begin

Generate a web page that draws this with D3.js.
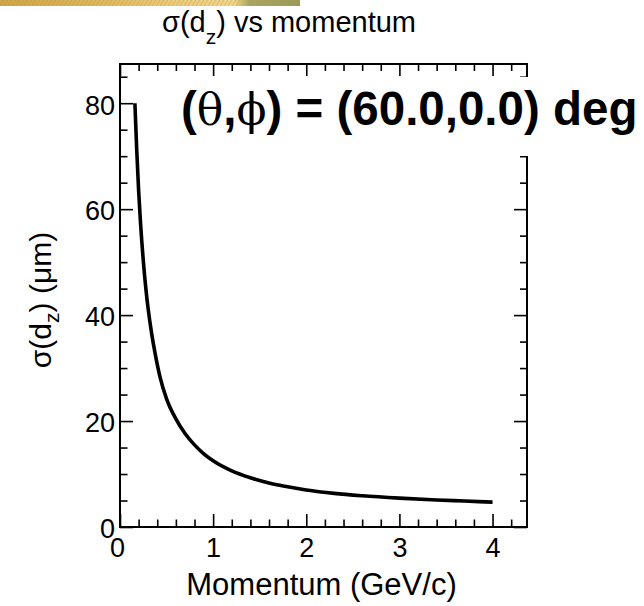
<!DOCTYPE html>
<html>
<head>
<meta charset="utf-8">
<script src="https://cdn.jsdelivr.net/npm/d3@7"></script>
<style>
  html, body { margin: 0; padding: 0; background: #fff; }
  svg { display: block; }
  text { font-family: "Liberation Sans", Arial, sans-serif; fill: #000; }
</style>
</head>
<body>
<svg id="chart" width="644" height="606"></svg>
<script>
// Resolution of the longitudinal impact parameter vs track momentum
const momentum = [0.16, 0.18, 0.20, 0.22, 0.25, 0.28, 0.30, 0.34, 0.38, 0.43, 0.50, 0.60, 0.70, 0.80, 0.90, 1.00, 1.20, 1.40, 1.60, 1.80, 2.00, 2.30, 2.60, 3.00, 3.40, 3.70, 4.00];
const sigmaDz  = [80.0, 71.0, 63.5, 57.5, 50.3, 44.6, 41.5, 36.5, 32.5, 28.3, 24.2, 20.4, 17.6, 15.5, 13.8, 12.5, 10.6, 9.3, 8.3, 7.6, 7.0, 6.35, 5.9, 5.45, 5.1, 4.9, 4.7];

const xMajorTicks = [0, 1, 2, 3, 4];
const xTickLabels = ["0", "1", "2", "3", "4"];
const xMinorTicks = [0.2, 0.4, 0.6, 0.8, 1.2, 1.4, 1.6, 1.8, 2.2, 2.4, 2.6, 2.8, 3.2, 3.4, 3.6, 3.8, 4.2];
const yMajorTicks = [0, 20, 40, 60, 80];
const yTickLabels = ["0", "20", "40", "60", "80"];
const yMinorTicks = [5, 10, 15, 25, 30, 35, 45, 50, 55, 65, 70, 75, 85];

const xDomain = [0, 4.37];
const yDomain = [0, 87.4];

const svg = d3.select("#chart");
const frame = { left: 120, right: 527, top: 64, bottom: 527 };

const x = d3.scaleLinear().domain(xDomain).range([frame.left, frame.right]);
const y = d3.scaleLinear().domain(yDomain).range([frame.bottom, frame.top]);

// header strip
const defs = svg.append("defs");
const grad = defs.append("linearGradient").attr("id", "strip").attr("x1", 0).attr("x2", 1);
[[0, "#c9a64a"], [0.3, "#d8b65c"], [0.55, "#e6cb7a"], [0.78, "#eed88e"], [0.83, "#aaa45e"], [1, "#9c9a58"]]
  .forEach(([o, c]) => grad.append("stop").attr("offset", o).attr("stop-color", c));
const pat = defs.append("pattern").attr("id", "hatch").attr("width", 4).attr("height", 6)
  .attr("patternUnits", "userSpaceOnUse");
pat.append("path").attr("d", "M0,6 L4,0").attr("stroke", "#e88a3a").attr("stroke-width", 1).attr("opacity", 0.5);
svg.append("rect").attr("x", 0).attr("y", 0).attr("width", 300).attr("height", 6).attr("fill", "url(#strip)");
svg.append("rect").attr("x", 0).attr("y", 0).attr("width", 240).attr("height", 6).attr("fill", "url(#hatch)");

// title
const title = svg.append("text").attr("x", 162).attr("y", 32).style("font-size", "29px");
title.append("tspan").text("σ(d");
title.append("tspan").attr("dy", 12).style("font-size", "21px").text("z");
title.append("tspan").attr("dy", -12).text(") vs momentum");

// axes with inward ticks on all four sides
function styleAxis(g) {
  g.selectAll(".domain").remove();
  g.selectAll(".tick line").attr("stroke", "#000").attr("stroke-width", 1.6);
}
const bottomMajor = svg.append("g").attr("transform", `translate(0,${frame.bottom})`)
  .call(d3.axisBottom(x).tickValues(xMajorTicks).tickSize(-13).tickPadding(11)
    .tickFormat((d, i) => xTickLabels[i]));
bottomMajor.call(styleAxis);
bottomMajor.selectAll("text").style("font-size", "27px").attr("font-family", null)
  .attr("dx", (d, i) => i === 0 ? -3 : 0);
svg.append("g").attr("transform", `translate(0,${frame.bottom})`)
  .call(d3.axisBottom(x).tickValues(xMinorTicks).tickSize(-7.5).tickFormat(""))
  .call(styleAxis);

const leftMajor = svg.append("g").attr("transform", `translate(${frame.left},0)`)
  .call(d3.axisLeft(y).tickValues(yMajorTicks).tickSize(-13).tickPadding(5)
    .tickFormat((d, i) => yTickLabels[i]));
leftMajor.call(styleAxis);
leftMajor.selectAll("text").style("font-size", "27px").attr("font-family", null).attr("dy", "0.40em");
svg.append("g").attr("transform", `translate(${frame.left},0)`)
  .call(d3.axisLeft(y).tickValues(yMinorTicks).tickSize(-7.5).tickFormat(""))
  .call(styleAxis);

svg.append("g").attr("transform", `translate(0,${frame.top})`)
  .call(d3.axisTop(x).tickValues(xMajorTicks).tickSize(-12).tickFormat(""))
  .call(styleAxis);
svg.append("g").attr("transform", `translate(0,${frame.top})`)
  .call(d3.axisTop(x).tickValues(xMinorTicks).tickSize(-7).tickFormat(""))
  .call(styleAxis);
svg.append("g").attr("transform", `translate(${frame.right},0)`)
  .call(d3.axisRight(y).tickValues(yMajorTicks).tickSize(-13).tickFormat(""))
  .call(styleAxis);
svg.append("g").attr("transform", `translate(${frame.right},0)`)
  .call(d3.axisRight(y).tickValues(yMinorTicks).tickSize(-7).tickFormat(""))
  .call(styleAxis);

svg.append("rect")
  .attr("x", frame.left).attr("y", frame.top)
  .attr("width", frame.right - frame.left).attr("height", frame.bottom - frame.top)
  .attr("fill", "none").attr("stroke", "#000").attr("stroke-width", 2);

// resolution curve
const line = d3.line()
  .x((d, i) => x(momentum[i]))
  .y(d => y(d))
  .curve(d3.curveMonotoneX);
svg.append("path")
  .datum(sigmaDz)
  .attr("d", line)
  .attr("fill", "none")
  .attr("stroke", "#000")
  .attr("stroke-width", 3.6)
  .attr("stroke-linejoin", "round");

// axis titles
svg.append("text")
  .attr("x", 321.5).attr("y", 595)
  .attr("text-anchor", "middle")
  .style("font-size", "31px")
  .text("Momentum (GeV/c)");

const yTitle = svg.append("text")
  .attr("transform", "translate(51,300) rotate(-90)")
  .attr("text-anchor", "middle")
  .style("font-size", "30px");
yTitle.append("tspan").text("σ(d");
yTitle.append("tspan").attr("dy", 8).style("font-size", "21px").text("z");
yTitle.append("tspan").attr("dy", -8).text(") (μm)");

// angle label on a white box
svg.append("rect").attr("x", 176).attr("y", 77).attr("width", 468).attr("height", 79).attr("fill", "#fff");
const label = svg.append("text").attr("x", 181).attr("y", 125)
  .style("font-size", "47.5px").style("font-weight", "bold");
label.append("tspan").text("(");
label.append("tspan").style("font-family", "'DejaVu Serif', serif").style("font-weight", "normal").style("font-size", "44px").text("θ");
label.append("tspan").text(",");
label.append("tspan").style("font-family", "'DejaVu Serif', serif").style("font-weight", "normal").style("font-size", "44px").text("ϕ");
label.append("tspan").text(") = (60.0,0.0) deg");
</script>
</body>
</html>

end

Work to do: Transcribe the listing in full and omit the pictures.

Result of the exercise:
Generate a web page that draws this with D3.js.
<!DOCTYPE html>
<html>
<head>
<meta charset="utf-8">
<script src="https://cdn.jsdelivr.net/npm/d3@7"></script>
<style>
  html, body { margin: 0; padding: 0; background: #fff; }
  svg { display: block; }
  text { font-family: "Liberation Sans", Arial, sans-serif; fill: #000; }
</style>
</head>
<body>
<svg id="chart" width="644" height="606"></svg>
<script>
// Resolution of the longitudinal impact parameter vs track momentum
const momentum = [0.16, 0.18, 0.20, 0.22, 0.25, 0.28, 0.30, 0.34, 0.38, 0.43, 0.50, 0.60, 0.70, 0.80, 0.90, 1.00, 1.20, 1.40, 1.60, 1.80, 2.00, 2.30, 2.60, 3.00, 3.40, 3.70, 4.00];
const sigmaDz  = [80.0, 71.0, 63.5, 57.5, 50.3, 44.6, 41.5, 36.5, 32.5, 28.3, 24.2, 20.4, 17.6, 15.5, 13.8, 12.5, 10.6, 9.3, 8.3, 7.6, 7.0, 6.35, 5.9, 5.45, 5.1, 4.9, 4.7];

const xMajorTicks = [0, 1, 2, 3, 4];
const xTickLabels = ["0", "1", "2", "3", "4"];
const xMinorTicks = [0.2, 0.4, 0.6, 0.8, 1.2, 1.4, 1.6, 1.8, 2.2, 2.4, 2.6, 2.8, 3.2, 3.4, 3.6, 3.8, 4.2];
const yMajorTicks = [0, 20, 40, 60, 80];
const yTickLabels = ["0", "20", "40", "60", "80"];
const yMinorTicks = [5, 10, 15, 25, 30, 35, 45, 50, 55, 65, 70, 75, 85];

const xDomain = [0, 4.37];
const yDomain = [0, 87.4];

const svg = d3.select("#chart");
const frame = { left: 120, right: 527, top: 64, bottom: 527 };

const x = d3.scaleLinear().domain(xDomain).range([frame.left, frame.right]);
const y = d3.scaleLinear().domain(yDomain).range([frame.bottom, frame.top]);

// header strip
const defs = svg.append("defs");
const grad = defs.append("linearGradient").attr("id", "strip").attr("x1", 0).attr("x2", 1);
[[0, "#c9a64a"], [0.3, "#d8b65c"], [0.55, "#e6cb7a"], [0.78, "#eed88e"], [0.83, "#aaa45e"], [1, "#9c9a58"]]
  .forEach(([o, c]) => grad.append("stop").attr("offset", o).attr("stop-color", c));
const pat = defs.append("pattern").attr("id", "hatch").attr("width", 4).attr("height", 6)
  .attr("patternUnits", "userSpaceOnUse");
pat.append("path").attr("d", "M0,6 L4,0").attr("stroke", "#e88a3a").attr("stroke-width", 1).attr("opacity", 0.5);
svg.append("rect").attr("x", 0).attr("y", 0).attr("width", 300).attr("height", 6).attr("fill", "url(#strip)");
svg.append("rect").attr("x", 0).attr("y", 0).attr("width", 240).attr("height", 6).attr("fill", "url(#hatch)");

// title
const title = svg.append("text").attr("x", 162).attr("y", 32).style("font-size", "29px");
title.append("tspan").text("σ(d");
title.append("tspan").attr("dy", 12).style("font-size", "21px").text("z");
title.append("tspan").attr("dy", -12).text(") vs momentum");

// axes with inward ticks on all four sides
function styleAxis(g) {
  g.selectAll(".domain").remove();
  g.selectAll(".tick line").attr("stroke", "#000").attr("stroke-width", 1.6);
}
const bottomMajor = svg.append("g").attr("transform", `translate(0,${frame.bottom})`)
  .call(d3.axisBottom(x).tickValues(xMajorTicks).tickSize(-13).tickPadding(11)
    .tickFormat((d, i) => xTickLabels[i]));
bottomMajor.call(styleAxis);
bottomMajor.selectAll("text").style("font-size", "27px").attr("font-family", null)
  .attr("dx", (d, i) => i === 0 ? -3 : 0);
svg.append("g").attr("transform", `translate(0,${frame.bottom})`)
  .call(d3.axisBottom(x).tickValues(xMinorTicks).tickSize(-7.5).tickFormat(""))
  .call(styleAxis);

const leftMajor = svg.append("g").attr("transform", `translate(${frame.left},0)`)
  .call(d3.axisLeft(y).tickValues(yMajorTicks).tickSize(-13).tickPadding(5)
    .tickFormat((d, i) => yTickLabels[i]));
leftMajor.call(styleAxis);
leftMajor.selectAll("text").style("font-size", "27px").attr("font-family", null).attr("dy", "0.40em");
svg.append("g").attr("transform", `translate(${frame.left},0)`)
  .call(d3.axisLeft(y).tickValues(yMinorTicks).tickSize(-7.5).tickFormat(""))
  .call(styleAxis);

svg.append("g").attr("transform", `translate(0,${frame.top})`)
  .call(d3.axisTop(x).tickValues(xMajorTicks).tickSize(-12).tickFormat(""))
  .call(styleAxis);
svg.append("g").attr("transform", `translate(0,${frame.top})`)
  .call(d3.axisTop(x).tickValues(xMinorTicks).tickSize(-7).tickFormat(""))
  .call(styleAxis);
svg.append("g").attr("transform", `translate(${frame.right},0)`)
  .call(d3.axisRight(y).tickValues(yMajorTicks).tickSize(-13).tickFormat(""))
  .call(styleAxis);
svg.append("g").attr("transform", `translate(${frame.right},0)`)
  .call(d3.axisRight(y).tickValues(yMinorTicks).tickSize(-7).tickFormat(""))
  .call(styleAxis);

svg.append("rect")
  .attr("x", frame.left).attr("y", frame.top)
  .attr("width", frame.right - frame.left).attr("height", frame.bottom - frame.top)
  .attr("fill", "none").attr("stroke", "#000").attr("stroke-width", 2);

// resolution curve
const line = d3.line()
  .x((d, i) => x(momentum[i]))
  .y(d => y(d))
  .curve(d3.curveMonotoneX);
svg.append("path")
  .datum(sigmaDz)
  .attr("d", line)
  .attr("fill", "none")
  .attr("stroke", "#000")
  .attr("stroke-width", 3.6)
  .attr("stroke-linejoin", "round");

// axis titles
svg.append("text")
  .attr("x", 321.5).attr("y", 595)
  .attr("text-anchor", "middle")
  .style("font-size", "31px")
  .text("Momentum (GeV/c)");

const yTitle = svg.append("text")
  .attr("transform", "translate(51,300) rotate(-90)")
  .attr("text-anchor", "middle")
  .style("font-size", "30px");
yTitle.append("tspan").text("σ(d");
yTitle.append("tspan").attr("dy", 8).style("font-size", "21px").text("z");
yTitle.append("tspan").attr("dy", -8).text(") (μm)");

// angle label on a white box
svg.append("rect").attr("x", 176).attr("y", 77).attr("width", 468).attr("height", 79).attr("fill", "#fff");
const label = svg.append("text").attr("x", 181).attr("y", 125)
  .style("font-size", "47.5px").style("font-weight", "bold");
label.append("tspan").text("(");
label.append("tspan").style("font-family", "'DejaVu Serif', serif").style("font-weight", "normal").style("font-size", "44px").text("θ");
label.append("tspan").text(",");
label.append("tspan").style("font-family", "'DejaVu Serif', serif").style("font-weight", "normal").style("font-size", "44px").text("ϕ");
label.append("tspan").text(") = (60.0,0.0) deg");
</script>
</body>
</html>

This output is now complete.